Warren Buffett opened Berkshire Hathaway’s annual meeting on Saturday with an upbeat assessment of the US recovery from the pandemic, saying business was “very good” in parts of the economy.

In his annual address to Berkshire shareholders, the doyen of the investing world, aged 90, said US capitalism “has worked unbelievably well”.

“This has been a very unusual recession,” Buffett said. “Right now business really is very good in a great many segments of the economy . . . but there are still problems if you’re in a few types of business that have really been decimated.”

He spent the first part of the meeting before opening to questions running shareholders through lists of the 20 most valuable global companies, both in 2021 and in 1989.

“We had a map for the future, an aspirational map that somehow now only 232 years later leaves us with five of the top six companies in the world,” he said. “That’s not an accident and it is not because we were way smarter or way stronger, or anything of the sort.”

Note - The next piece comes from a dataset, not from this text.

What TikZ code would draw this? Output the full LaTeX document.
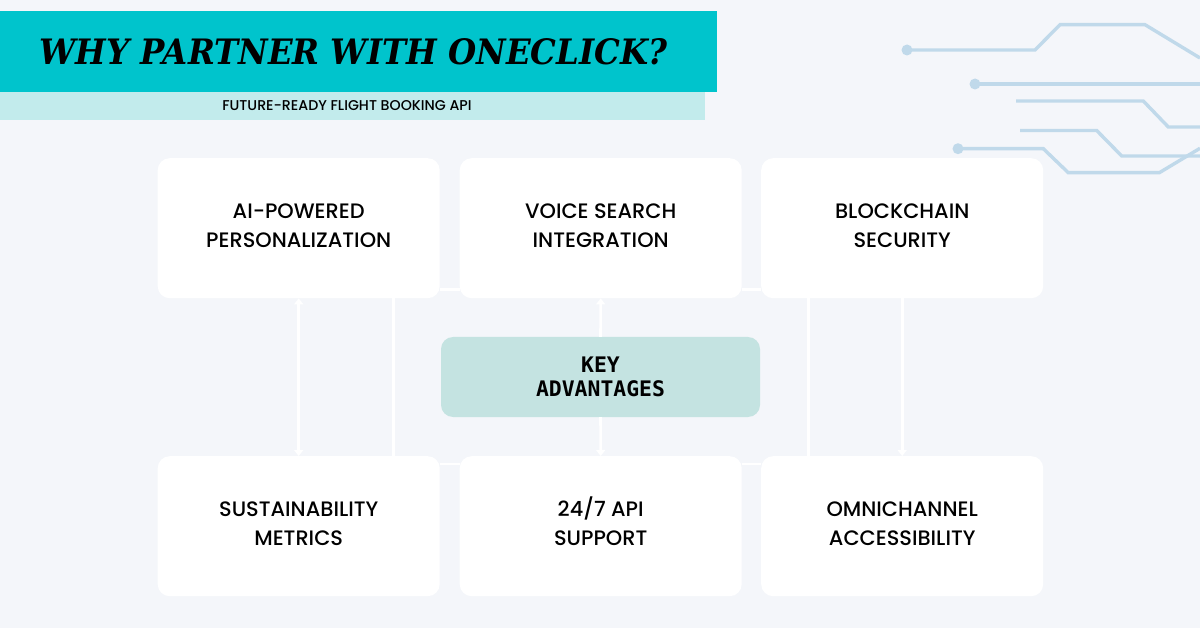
\documentclass[tikz,border=0pt]{standalone}
\usepackage{fontspec}
\usetikzlibrary{arrows.meta}
\setmainfont{Poppins Medium}
\newfontfamily\titlefont[FakeStretch=0.925]{DejaVu Serif}
\newfontfamily\keyfont{DejaVu Sans Mono}
\newcommand{\cardline}[1]{\leavevmode\smash{\raisebox{-4.5pt}{#1}}}
\definecolor{pagebg}{HTML}{F4F6FA}
\definecolor{headbar}{HTML}{00C4CC}
\definecolor{subbar}{HTML}{C2EBEC}
\definecolor{keyfill}{HTML}{C4E3E1}
\definecolor{wire}{HTML}{C0D9EA}
\tikzset{
  x=1pt,y=-1pt,
  card/.style={fill=white,rounded corners=12pt,minimum width=282pt,minimum height=140pt,inner sep=0pt,align=center,text=black,font=\fontsize{20.9}{29}\selectfont,anchor=north west},
  keybox/.style={fill=keyfill,rounded corners=12pt,minimum width=319pt,minimum height=80pt,inner sep=0pt,align=center,text=black,font=\keyfont\bfseries\fontsize{21.4}{24}\selectfont},
  link/.style={draw=white,line width=2.6pt},
  arrowlink/.style={link,-{Triangle[length=6pt,width=9pt,fill=white]}},
  arrowboth/.style={link,{Triangle[length=6pt,width=9pt,fill=white]}-{Triangle[length=6pt,width=9pt,fill=white]}},
  circuit/.style={draw=wire,line width=3.4pt,line join=miter},
  wirecap/.style={circle,fill=wire,minimum size=11pt,inner sep=0pt}
}
\begin{document}
\begin{tikzpicture}
\useasboundingbox (0,0) rectangle (1200,628);
\fill[pagebg] (0,0) rectangle (1200,628);

% circuit decoration
\node[wirecap] (d1) at (907,50) {};
\node[wirecap] (d2) at (975,84) {};
\node[wirecap] (d3) at (958,148.7) {};
\coordinate (e1) at (1200,58);
\coordinate (e2) at (1200,84);
\coordinate (e3) at (1200,127);
\coordinate (e4) at (1200,156);
\coordinate (e5) at (1200,148.3);
\coordinate (s3) at (1016,101);
\coordinate (s4) at (1020,130.5);
\draw[circuit] (d1.center) -- (1035,50) -- (1060,24.7) -- (1145,24.7) -- (e1);
\draw[circuit] (d2.center) -- (e2);
\draw[circuit] (s3) -- (1143.3,101) -- (1168.3,127) -- (e3);
\draw[circuit] (s4) -- (1096.7,130.5) -- (1121.7,156) -- (e4);
\draw[circuit] (d3.center) -- (1043.3,148.7) -- (1068.3,172.7) -- (1159.3,172.7) -- (e5);

% header
\fill[subbar] (0,92) rectangle (705,120);
\fill[headbar] (0,11) rectangle (717,92);
\node[inner sep=0pt,text=black,font=\titlefont\bfseries\itshape\fontsize{35}{40}\selectfont] (title) at (353.5,52) {WHY PARTNER WITH ONECLICK?};
\node[inner sep=0pt,text=black,font=\fontsize{14.2}{16}\selectfont] (sub) at (347,105.5) {FUTURE-READY FLIGHT BOOKING API};

% nodes
\path node[card] (a) at (157.5,158) {\cardline{AI-POWERED}\\\cardline{PERSONALIZATION}}
      node[card] (b) at (459.5,158) {\cardline{VOICE SEARCH}\\\cardline{INTEGRATION}}
      node[card] (c) at (761,158) {\cardline{BLOCKCHAIN}\\\cardline{SECURITY}}
      node[card] (d) at (157.5,456) {\cardline{SUSTAINABILITY}\\\cardline{METRICS}}
      node[card] (e) at (459.5,456) {\cardline{24/7 API}\\\cardline{SUPPORT}}
      node[card] (f) at (761,456) {\cardline{OMNICHANNEL}\\\cardline{ACCESSIBILITY}};
\node[keybox] (k) at (600.5,377) {KEY\\ADVANTAGES};

% connectors
\draw[arrowboth] (a.south) -- (d.north);
\draw[link] ([xshift=95pt]a.south) -- ([xshift=95pt]d.north);
\draw[arrowlink] (k.north) -- (b.south);
\draw[arrowlink] (k.south) -- (e.north);
\draw[link] ([xshift=-94pt]c.south) -- ([xshift=-94pt]f.north);
\draw[arrowlink] (c.south) -- (f.north);
\draw[link] ([yshift=9pt]a.south east) -- ([yshift=9pt]b.south west);
\draw[link] ([yshift=9pt]b.south east) -- ([yshift=9pt]c.south west);
\draw[link] ([yshift=-8pt]d.north east) -- ([yshift=-8pt]e.north west);
\draw[link] ([yshift=-8pt]e.north east) -- ([yshift=-8pt]f.north west);
\end{tikzpicture}
\end{document}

But he cautioned that “the world can change in very, very dramatic ways,” as he pointed to the 1989 list, which was dominated by Japanese groups.

The day is a departure from what Berkshire shareholders could expect before the pandemic forced the company to a virtual format. Buffett was joined this year by his longtime business partner and Berkshire vice-chair Charlie Munger, as well as Greg Abel and Ajit Jain, the two men tipped by shareholders as potential successors.

The event is expected to remain a restrained affair, without the throngs of investors who descended on Omaha for the annual meeting or the star-studded investor video that in the past has included Bryan Cranston and Aaron Paul of TV’s Breaking Bad and Rainn Wilson as Dwight Schrute from the US version of The Office.

The four men are instead speaking in Los Angeles, where Munger lives, and are slated to take roughly three and a half hours of questions before the board calls the start of the day’s official business.

Investors still have hours to wait before they will hear the outcome on perhaps the day’s most important agenda items: how shareholders have voted on two stockholder proposals that would push Berkshire to disclose its efforts to tackle climate change and diversity and inclusion in the workforce.

Berkshire’s board has advised shareholders to vote down the two proposals, drawing rebukes from some. The California Public Employees’ Retirement System and asset manager Neuberger Berman have said they will withhold votes from several directors up for re-election to the company’s board on Saturday.

Others, including one of the company’s largest shareholders — Norges Bank — have endorsed the two shareholder proposals. The proposals nonetheless face an uphill battle, given the company’s dual-class structure and Buffett’s large holding of its high-vote stock.

Ron Olson, a Berkshire director and partner at law firm Munger Tolles & Olson, told Yahoo Finance on Saturday that he expected that the two proposals would be defeated.

Earlier in the day, the company said it had swung to a profit of $11.7bn, or $7,638 per class A share, from a loss a year earlier of $49.7bn, or $30,653 a share.